Search code examples
rrcpp

What's the best practice setting a default value to a const reference DataFrame argument in Rcpp?


In a Rcpp function foo, the argument data may be a big dataframe so that I'd like use it as a const reference. Now I want to set the default value of it as an empty dataframe, so that users can simply call foo() but not foo(data.frame()) in R.

I've tried this:

#include <Rcpp.h>
using namespace Rcpp;

//[[Rcpp::export]]
DataFrame foo(const DataFrame &data = DataFrame())
{
    //Do something
}

But it does nothing, it seems DataFrame() is not seen as a default value. And I've tried to overload the function by this:

#include <Rcpp.h>
using namespace Rcpp;

//[[Rcpp::export]]
DataFrame foo(const DataFrame &data)
{
    //Do something
}

//[[Rcpp::export]]
DataFrame foo()
{
    DataFrame data = DataFrame::create();
    return foo(data);
}

But Rcpp tells me there's a conflicting declaration. And I've tried Nullable:

#include <Rcpp.h>
using namespace Rcpp;

//[[Rcpp::export]]
DataFrame foo(Nullable<DataFrame> data_ = R_NilValue)
{
    DataFrame data;
    if (data_.isNotNull())
    {
        data = DataFrame(data_);
    }
    else
    {
        data = DataFrame::create();
    }
    // Do something
}

It works well this time, but I wonder:

  1. Is this the best (simplest) way to do this?
  2. In this case, will data passed as copy or reference?

Or any other solutions?


Solution

  • "If it doesn't work, try something simpler."

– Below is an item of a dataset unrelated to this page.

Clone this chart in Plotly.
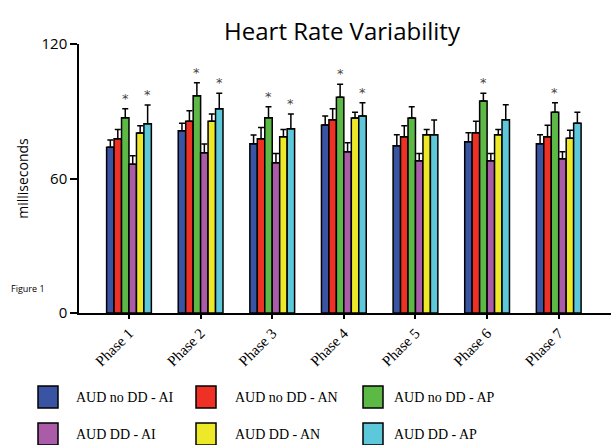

    A DataFrame is a great type, but it isn't a native SEXP object so that makes creating Rcpp infrastructure hard(er). A DataFrame really is just a list of (equal length) vectors. So on return, I mostly create DataFrame at the very last step, treating the different columns (that constistute it) as the primary object. And ditto on the way in: get the columns out, work on those vector.

    I tried to accumulate a little bit of documentation in the RcppExamples packages, and at the Rcpp Gallery. But that is it.

    (Lastly, "how does it come in ?" that is generally not a worry as Rcpp always interfaces R via .Call() which takes (zero or more) SEXP and returns a SEXP. So you are always in the realm of pointers and not full outsize objects being copied.

    If you have ideas (and better, code) to make things better we are likely going to be all ears.